Last week in The Four Hundred, I wrote about a few regional opinions that the IT job market was gaining momentum. This week the job outlook comes from Nick Simmons, an account executive at TEK Systems, one of the leading technology staffing and servicing companies in the United States. Simmons works from an office in Madison, Wisconsin.
TEK Systems has a current payroll of about 23,000 contractors working jobs in approximately 90 markets nationwide. It put more than 50,000 people to work in 2009--counting contract employment, contract to hire, and full-time placements. More than 80 percent of TEK placements work contract jobs.
Simmons' experience includes working with companies that use the IBM i platform extensively. "We (TEK Systems) don't see as much iSeries business as we see other business, but it is a skill set that we see consistently in this office," he says.
"I still see a lot of organizations that got involved with the System/36, System/38, and AS/400 years ago that are still utilizing it," Simmons continues. "It's a stable platform and companies have continually done development on it. We see a steady amount of business from those companies year in and year out. Peaks and valleys occur, but the human resource requirements needed over the years has remained pretty steady."
One IBM midrange company Simmons has worked with made the decision to move off the platform. And here's how that went . . .
"They were going to outsource their next-gen platform project. But after about a year, they realized the replacement platform project was becoming more and more expensive to complete and they were not going to have the stability the AS/400 had. Ultimately they scraped their plans and went back to the AS/400," Simmons recalls.
He follows that up with the assessment that the platform is not showing any growth in popularity, but he doesn't see it disappearing anytime soon.

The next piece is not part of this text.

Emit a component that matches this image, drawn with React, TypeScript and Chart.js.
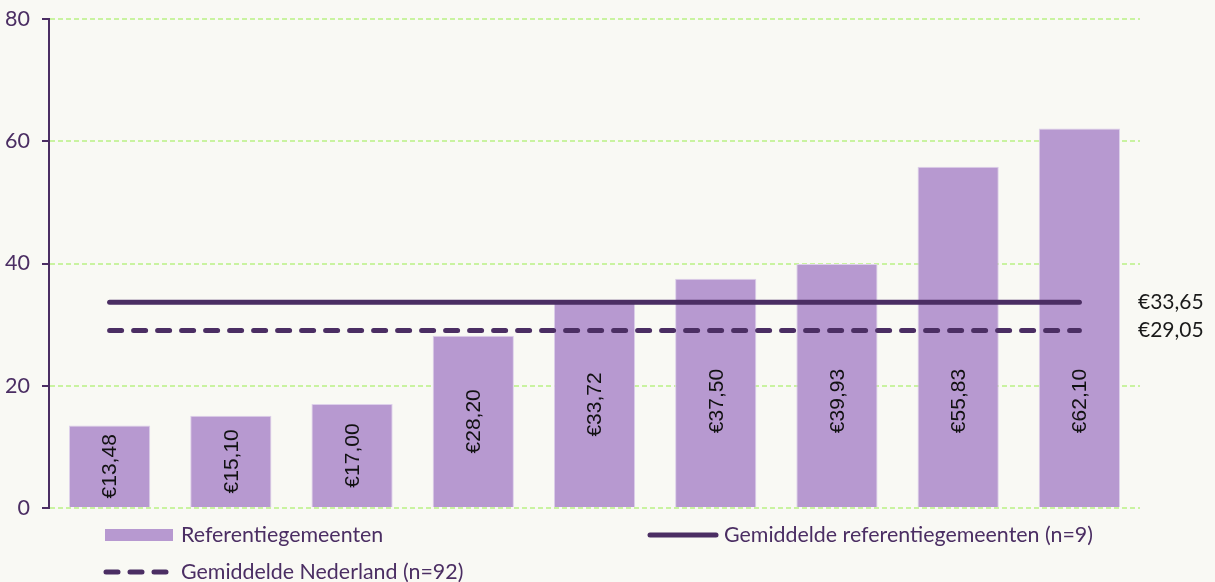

In terms of the general IT job market, Simmons says companies are definitely doing more hiring. There has been an uptick in companies coming to TEK with employee requirements and desired placements.
However, companies aren't interested in hiring a person who is simply a heads-down developer. Whether that person has the skill set is not the determining factor. Having the technical skills are a given. The differentiation, Simmons points out, is how a person fits into an organization's culture. He calls those the soft skills: interpersonal communication skills, professionalism, a sense of commitment demonstrated over a career, such as staying on top of current trends. You can count on these things being explored in job interviews, he says.

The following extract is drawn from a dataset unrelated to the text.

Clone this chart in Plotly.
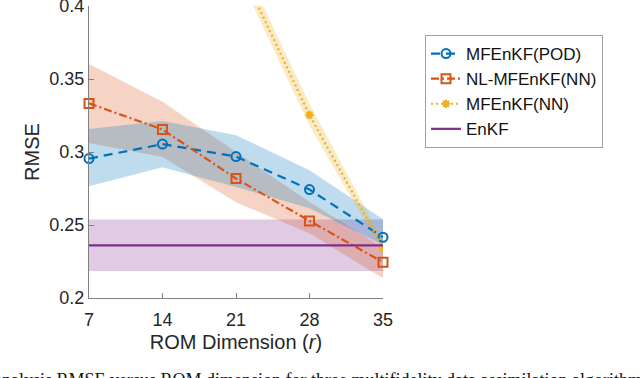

Simmons admits to being biased toward contract workers, because that's what TEK Systems is known for providing. Not surprisingly, he can talk about the benefits contract work provides for employees.
"In order to stay on top of technology and trends in the market, it may be advantageous to move to new jobs every year or 18 months," he says. "Sometimes an employee can get into companies that are not committed to improving technology. They can get stuck in a role that causes them to lose marketability. This has happened to guys on the Microsoft side who learned Visual Basic and got stuck in jobs that did not lead to .NET. When they had to look for jobs without .NET experience, it cost them. With contract jobs, you get to pick your project and the role you play on the project and the technologies you'll be working on. When you come out of the project, you've used your current skill sets and you've picked up new skills and experiences. You come out a little more marketable."

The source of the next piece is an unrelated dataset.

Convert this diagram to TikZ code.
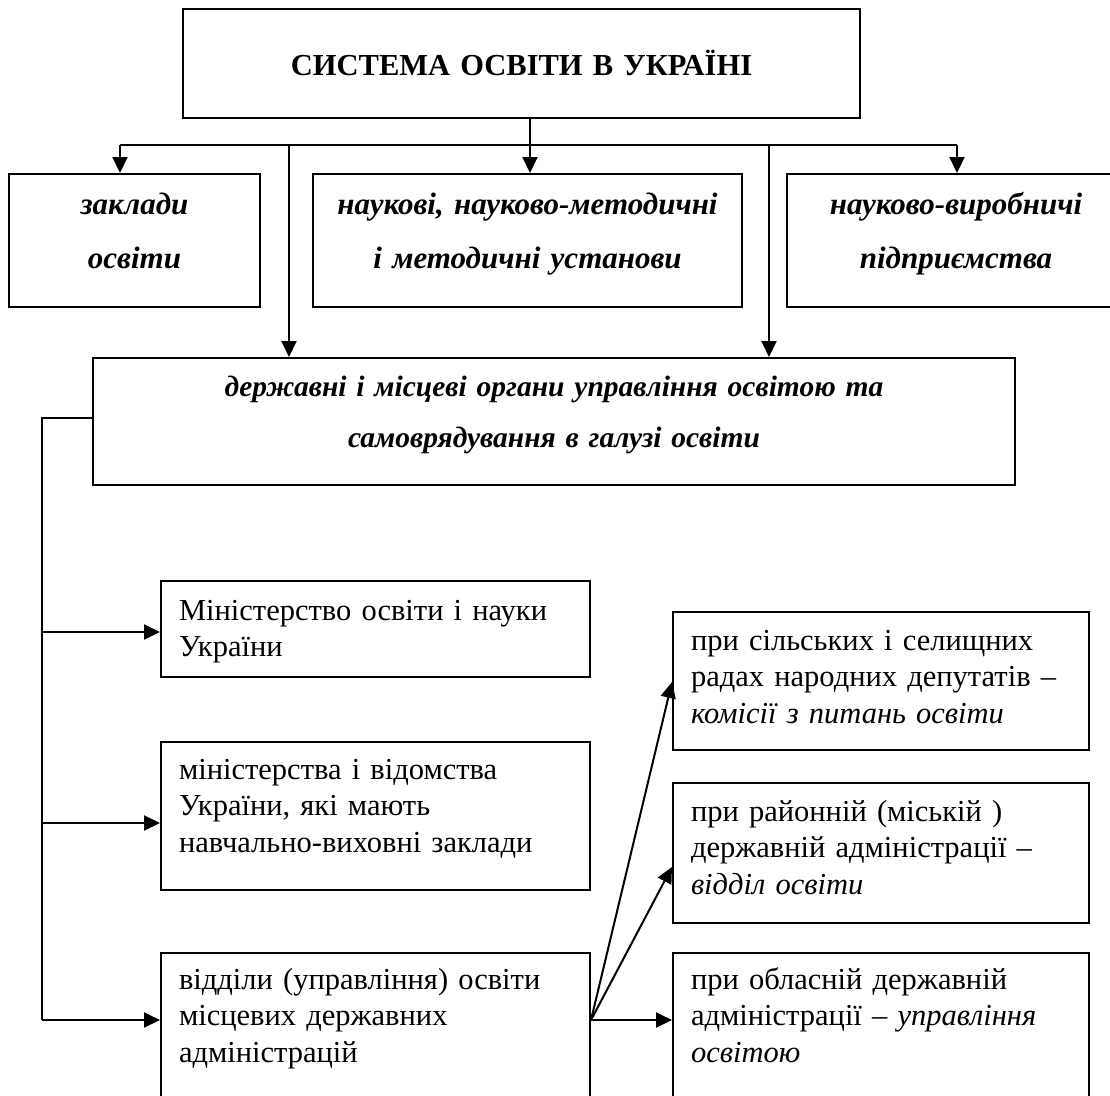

Simmons also takes on the myth that a permanent job is more stable than a contract job.
"That's not necessarily true," he says. "The average duration that an IT person spends on a job is not that long these days. When you factor in layoffs, sometimes contract employees stick around longer than full-time employees."
Contract work can be brief, but it can extend longer than you might assume. Some workers on the TEK payroll have been on jobs that lasted years. The average contract length is about 45 weeks.